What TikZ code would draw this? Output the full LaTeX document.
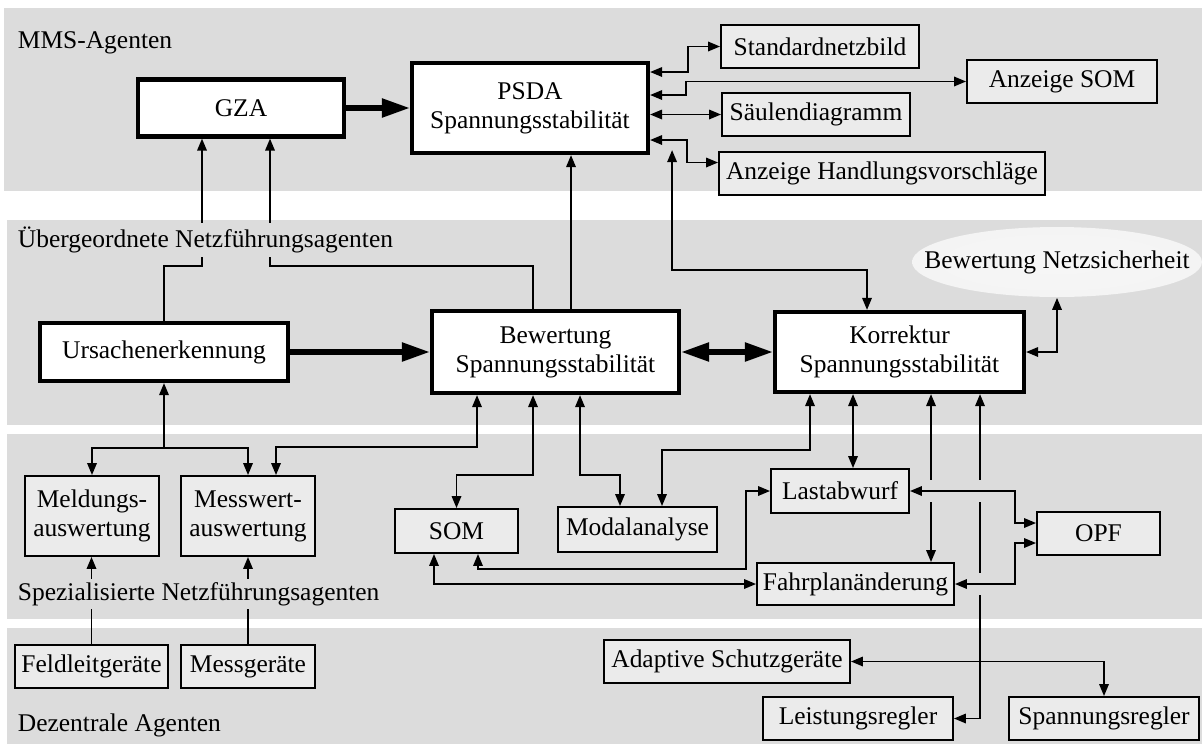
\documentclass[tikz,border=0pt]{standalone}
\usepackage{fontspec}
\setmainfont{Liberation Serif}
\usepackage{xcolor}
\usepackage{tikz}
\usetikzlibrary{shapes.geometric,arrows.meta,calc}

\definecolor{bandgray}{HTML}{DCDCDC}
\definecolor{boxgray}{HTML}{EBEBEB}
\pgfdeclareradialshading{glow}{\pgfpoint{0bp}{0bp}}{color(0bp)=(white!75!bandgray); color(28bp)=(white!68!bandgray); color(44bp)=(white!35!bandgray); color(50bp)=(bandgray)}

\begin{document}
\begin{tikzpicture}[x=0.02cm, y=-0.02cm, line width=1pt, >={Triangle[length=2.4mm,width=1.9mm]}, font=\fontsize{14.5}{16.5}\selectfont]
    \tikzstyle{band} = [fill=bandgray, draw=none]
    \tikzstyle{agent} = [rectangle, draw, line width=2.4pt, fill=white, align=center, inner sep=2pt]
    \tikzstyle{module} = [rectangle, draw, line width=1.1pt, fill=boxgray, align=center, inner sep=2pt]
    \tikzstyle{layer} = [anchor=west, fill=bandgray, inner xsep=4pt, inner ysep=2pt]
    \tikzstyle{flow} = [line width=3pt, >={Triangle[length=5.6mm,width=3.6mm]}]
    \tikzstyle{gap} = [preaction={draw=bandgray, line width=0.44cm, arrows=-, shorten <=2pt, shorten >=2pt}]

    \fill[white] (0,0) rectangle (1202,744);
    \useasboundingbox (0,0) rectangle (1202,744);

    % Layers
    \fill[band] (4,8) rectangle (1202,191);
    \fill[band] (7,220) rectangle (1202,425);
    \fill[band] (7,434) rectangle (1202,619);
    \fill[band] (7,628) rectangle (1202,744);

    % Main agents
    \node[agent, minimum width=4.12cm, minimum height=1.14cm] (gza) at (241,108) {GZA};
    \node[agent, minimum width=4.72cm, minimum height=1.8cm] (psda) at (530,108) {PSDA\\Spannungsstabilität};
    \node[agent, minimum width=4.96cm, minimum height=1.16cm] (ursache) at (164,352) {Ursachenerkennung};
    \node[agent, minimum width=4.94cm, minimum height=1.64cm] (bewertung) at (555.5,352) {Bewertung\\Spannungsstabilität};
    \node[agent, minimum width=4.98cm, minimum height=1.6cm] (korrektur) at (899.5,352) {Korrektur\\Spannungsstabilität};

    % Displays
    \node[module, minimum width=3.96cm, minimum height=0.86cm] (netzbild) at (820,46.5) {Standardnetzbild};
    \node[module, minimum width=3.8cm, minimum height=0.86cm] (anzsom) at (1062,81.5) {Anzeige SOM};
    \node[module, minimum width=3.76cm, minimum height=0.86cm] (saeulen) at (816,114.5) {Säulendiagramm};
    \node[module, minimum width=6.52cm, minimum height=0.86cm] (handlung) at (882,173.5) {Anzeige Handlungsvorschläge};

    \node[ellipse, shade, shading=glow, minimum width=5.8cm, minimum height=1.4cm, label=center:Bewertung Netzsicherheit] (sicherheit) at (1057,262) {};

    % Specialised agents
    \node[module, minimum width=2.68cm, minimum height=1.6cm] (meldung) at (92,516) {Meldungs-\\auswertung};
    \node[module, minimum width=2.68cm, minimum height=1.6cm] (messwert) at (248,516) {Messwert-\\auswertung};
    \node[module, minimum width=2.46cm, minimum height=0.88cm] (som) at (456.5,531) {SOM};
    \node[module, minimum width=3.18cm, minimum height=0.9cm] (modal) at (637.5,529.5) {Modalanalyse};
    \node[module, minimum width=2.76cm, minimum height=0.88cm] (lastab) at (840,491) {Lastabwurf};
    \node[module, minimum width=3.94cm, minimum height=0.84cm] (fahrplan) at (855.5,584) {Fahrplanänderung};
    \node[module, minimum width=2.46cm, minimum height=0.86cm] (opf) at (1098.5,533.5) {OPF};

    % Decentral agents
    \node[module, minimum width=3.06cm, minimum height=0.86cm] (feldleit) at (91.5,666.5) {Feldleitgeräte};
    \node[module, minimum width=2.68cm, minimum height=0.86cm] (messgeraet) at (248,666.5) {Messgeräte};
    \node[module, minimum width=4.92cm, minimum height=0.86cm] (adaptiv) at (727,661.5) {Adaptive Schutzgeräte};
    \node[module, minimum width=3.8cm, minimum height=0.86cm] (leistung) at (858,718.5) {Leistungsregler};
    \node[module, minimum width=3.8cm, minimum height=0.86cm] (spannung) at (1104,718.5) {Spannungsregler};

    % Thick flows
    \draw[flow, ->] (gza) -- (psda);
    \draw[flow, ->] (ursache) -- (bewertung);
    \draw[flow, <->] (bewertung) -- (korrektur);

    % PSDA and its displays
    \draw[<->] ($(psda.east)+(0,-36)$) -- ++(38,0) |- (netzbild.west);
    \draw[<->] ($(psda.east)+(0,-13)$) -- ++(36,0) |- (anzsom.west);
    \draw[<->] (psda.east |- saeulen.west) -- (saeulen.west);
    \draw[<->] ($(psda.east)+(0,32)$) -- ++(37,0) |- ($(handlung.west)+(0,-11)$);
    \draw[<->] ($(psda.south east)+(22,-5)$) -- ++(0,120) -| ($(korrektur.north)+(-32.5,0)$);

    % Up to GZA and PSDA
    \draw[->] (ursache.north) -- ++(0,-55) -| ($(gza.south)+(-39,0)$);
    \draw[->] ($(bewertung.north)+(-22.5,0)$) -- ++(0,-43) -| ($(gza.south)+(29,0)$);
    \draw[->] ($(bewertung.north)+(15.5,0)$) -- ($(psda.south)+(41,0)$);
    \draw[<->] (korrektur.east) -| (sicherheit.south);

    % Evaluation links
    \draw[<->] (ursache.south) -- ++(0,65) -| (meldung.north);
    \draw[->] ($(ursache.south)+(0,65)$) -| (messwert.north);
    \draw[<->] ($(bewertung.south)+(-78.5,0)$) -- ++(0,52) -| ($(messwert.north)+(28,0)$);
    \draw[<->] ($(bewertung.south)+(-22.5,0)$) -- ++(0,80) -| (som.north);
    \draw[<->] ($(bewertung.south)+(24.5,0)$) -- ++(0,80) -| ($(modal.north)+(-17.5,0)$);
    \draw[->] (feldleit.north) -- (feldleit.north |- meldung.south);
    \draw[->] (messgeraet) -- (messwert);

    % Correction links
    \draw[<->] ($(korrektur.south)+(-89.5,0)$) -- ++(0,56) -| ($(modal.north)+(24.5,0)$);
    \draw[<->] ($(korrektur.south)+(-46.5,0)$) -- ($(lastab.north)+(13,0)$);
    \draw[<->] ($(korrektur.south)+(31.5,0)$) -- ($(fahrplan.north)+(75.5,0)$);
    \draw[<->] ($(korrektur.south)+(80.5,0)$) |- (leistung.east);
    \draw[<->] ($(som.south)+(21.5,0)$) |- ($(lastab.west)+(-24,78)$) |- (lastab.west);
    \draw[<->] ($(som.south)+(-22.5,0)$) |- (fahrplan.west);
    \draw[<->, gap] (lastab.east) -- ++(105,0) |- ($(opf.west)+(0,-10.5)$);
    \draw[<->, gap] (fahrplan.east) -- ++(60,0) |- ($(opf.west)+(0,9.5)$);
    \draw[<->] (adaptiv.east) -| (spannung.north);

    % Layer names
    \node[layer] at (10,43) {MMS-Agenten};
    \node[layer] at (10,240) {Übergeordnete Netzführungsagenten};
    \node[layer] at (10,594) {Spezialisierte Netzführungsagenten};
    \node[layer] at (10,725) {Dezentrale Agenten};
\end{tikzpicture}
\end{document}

━━━━━━━━━━━━━━━━━━━━━━━━━━━━━━

Stated task:
Return the whole listing, word for word, and leave out every picture.

Completed exercise:
What TikZ code would draw this? Output the full LaTeX document.
\documentclass[tikz,border=0pt]{standalone}
\usepackage{fontspec}
\setmainfont{Liberation Serif}
\usepackage{xcolor}
\usepackage{tikz}
\usetikzlibrary{shapes.geometric,arrows.meta,calc}

\definecolor{bandgray}{HTML}{DCDCDC}
\definecolor{boxgray}{HTML}{EBEBEB}
\pgfdeclareradialshading{glow}{\pgfpoint{0bp}{0bp}}{color(0bp)=(white!75!bandgray); color(28bp)=(white!68!bandgray); color(44bp)=(white!35!bandgray); color(50bp)=(bandgray)}

\begin{document}
\begin{tikzpicture}[x=0.02cm, y=-0.02cm, line width=1pt, >={Triangle[length=2.4mm,width=1.9mm]}, font=\fontsize{14.5}{16.5}\selectfont]
    \tikzstyle{band} = [fill=bandgray, draw=none]
    \tikzstyle{agent} = [rectangle, draw, line width=2.4pt, fill=white, align=center, inner sep=2pt]
    \tikzstyle{module} = [rectangle, draw, line width=1.1pt, fill=boxgray, align=center, inner sep=2pt]
    \tikzstyle{layer} = [anchor=west, fill=bandgray, inner xsep=4pt, inner ysep=2pt]
    \tikzstyle{flow} = [line width=3pt, >={Triangle[length=5.6mm,width=3.6mm]}]
    \tikzstyle{gap} = [preaction={draw=bandgray, line width=0.44cm, arrows=-, shorten <=2pt, shorten >=2pt}]

    \fill[white] (0,0) rectangle (1202,744);
    \useasboundingbox (0,0) rectangle (1202,744);

    % Layers
    \fill[band] (4,8) rectangle (1202,191);
    \fill[band] (7,220) rectangle (1202,425);
    \fill[band] (7,434) rectangle (1202,619);
    \fill[band] (7,628) rectangle (1202,744);

    % Main agents
    \node[agent, minimum width=4.12cm, minimum height=1.14cm] (gza) at (241,108) {GZA};
    \node[agent, minimum width=4.72cm, minimum height=1.8cm] (psda) at (530,108) {PSDA\\Spannungsstabilität};
    \node[agent, minimum width=4.96cm, minimum height=1.16cm] (ursache) at (164,352) {Ursachenerkennung};
    \node[agent, minimum width=4.94cm, minimum height=1.64cm] (bewertung) at (555.5,352) {Bewertung\\Spannungsstabilität};
    \node[agent, minimum width=4.98cm, minimum height=1.6cm] (korrektur) at (899.5,352) {Korrektur\\Spannungsstabilität};

    % Displays
    \node[module, minimum width=3.96cm, minimum height=0.86cm] (netzbild) at (820,46.5) {Standardnetzbild};
    \node[module, minimum width=3.8cm, minimum height=0.86cm] (anzsom) at (1062,81.5) {Anzeige SOM};
    \node[module, minimum width=3.76cm, minimum height=0.86cm] (saeulen) at (816,114.5) {Säulendiagramm};
    \node[module, minimum width=6.52cm, minimum height=0.86cm] (handlung) at (882,173.5) {Anzeige Handlungsvorschläge};

    \node[ellipse, shade, shading=glow, minimum width=5.8cm, minimum height=1.4cm, label=center:Bewertung Netzsicherheit] (sicherheit) at (1057,262) {};

    % Specialised agents
    \node[module, minimum width=2.68cm, minimum height=1.6cm] (meldung) at (92,516) {Meldungs-\\auswertung};
    \node[module, minimum width=2.68cm, minimum height=1.6cm] (messwert) at (248,516) {Messwert-\\auswertung};
    \node[module, minimum width=2.46cm, minimum height=0.88cm] (som) at (456.5,531) {SOM};
    \node[module, minimum width=3.18cm, minimum height=0.9cm] (modal) at (637.5,529.5) {Modalanalyse};
    \node[module, minimum width=2.76cm, minimum height=0.88cm] (lastab) at (840,491) {Lastabwurf};
    \node[module, minimum width=3.94cm, minimum height=0.84cm] (fahrplan) at (855.5,584) {Fahrplanänderung};
    \node[module, minimum width=2.46cm, minimum height=0.86cm] (opf) at (1098.5,533.5) {OPF};

    % Decentral agents
    \node[module, minimum width=3.06cm, minimum height=0.86cm] (feldleit) at (91.5,666.5) {Feldleitgeräte};
    \node[module, minimum width=2.68cm, minimum height=0.86cm] (messgeraet) at (248,666.5) {Messgeräte};
    \node[module, minimum width=4.92cm, minimum height=0.86cm] (adaptiv) at (727,661.5) {Adaptive Schutzgeräte};
    \node[module, minimum width=3.8cm, minimum height=0.86cm] (leistung) at (858,718.5) {Leistungsregler};
    \node[module, minimum width=3.8cm, minimum height=0.86cm] (spannung) at (1104,718.5) {Spannungsregler};

    % Thick flows
    \draw[flow, ->] (gza) -- (psda);
    \draw[flow, ->] (ursache) -- (bewertung);
    \draw[flow, <->] (bewertung) -- (korrektur);

    % PSDA and its displays
    \draw[<->] ($(psda.east)+(0,-36)$) -- ++(38,0) |- (netzbild.west);
    \draw[<->] ($(psda.east)+(0,-13)$) -- ++(36,0) |- (anzsom.west);
    \draw[<->] (psda.east |- saeulen.west) -- (saeulen.west);
    \draw[<->] ($(psda.east)+(0,32)$) -- ++(37,0) |- ($(handlung.west)+(0,-11)$);
    \draw[<->] ($(psda.south east)+(22,-5)$) -- ++(0,120) -| ($(korrektur.north)+(-32.5,0)$);

    % Up to GZA and PSDA
    \draw[->] (ursache.north) -- ++(0,-55) -| ($(gza.south)+(-39,0)$);
    \draw[->] ($(bewertung.north)+(-22.5,0)$) -- ++(0,-43) -| ($(gza.south)+(29,0)$);
    \draw[->] ($(bewertung.north)+(15.5,0)$) -- ($(psda.south)+(41,0)$);
    \draw[<->] (korrektur.east) -| (sicherheit.south);

    % Evaluation links
    \draw[<->] (ursache.south) -- ++(0,65) -| (meldung.north);
    \draw[->] ($(ursache.south)+(0,65)$) -| (messwert.north);
    \draw[<->] ($(bewertung.south)+(-78.5,0)$) -- ++(0,52) -| ($(messwert.north)+(28,0)$);
    \draw[<->] ($(bewertung.south)+(-22.5,0)$) -- ++(0,80) -| (som.north);
    \draw[<->] ($(bewertung.south)+(24.5,0)$) -- ++(0,80) -| ($(modal.north)+(-17.5,0)$);
    \draw[->] (feldleit.north) -- (feldleit.north |- meldung.south);
    \draw[->] (messgeraet) -- (messwert);

    % Correction links
    \draw[<->] ($(korrektur.south)+(-89.5,0)$) -- ++(0,56) -| ($(modal.north)+(24.5,0)$);
    \draw[<->] ($(korrektur.south)+(-46.5,0)$) -- ($(lastab.north)+(13,0)$);
    \draw[<->] ($(korrektur.south)+(31.5,0)$) -- ($(fahrplan.north)+(75.5,0)$);
    \draw[<->] ($(korrektur.south)+(80.5,0)$) |- (leistung.east);
    \draw[<->] ($(som.south)+(21.5,0)$) |- ($(lastab.west)+(-24,78)$) |- (lastab.west);
    \draw[<->] ($(som.south)+(-22.5,0)$) |- (fahrplan.west);
    \draw[<->, gap] (lastab.east) -- ++(105,0) |- ($(opf.west)+(0,-10.5)$);
    \draw[<->, gap] (fahrplan.east) -- ++(60,0) |- ($(opf.west)+(0,9.5)$);
    \draw[<->] (adaptiv.east) -| (spannung.north);

    % Layer names
    \node[layer] at (10,43) {MMS-Agenten};
    \node[layer] at (10,240) {Übergeordnete Netzführungsagenten};
    \node[layer] at (10,594) {Spezialisierte Netzführungsagenten};
    \node[layer] at (10,725) {Dezentrale Agenten};
\end{tikzpicture}
\end{document}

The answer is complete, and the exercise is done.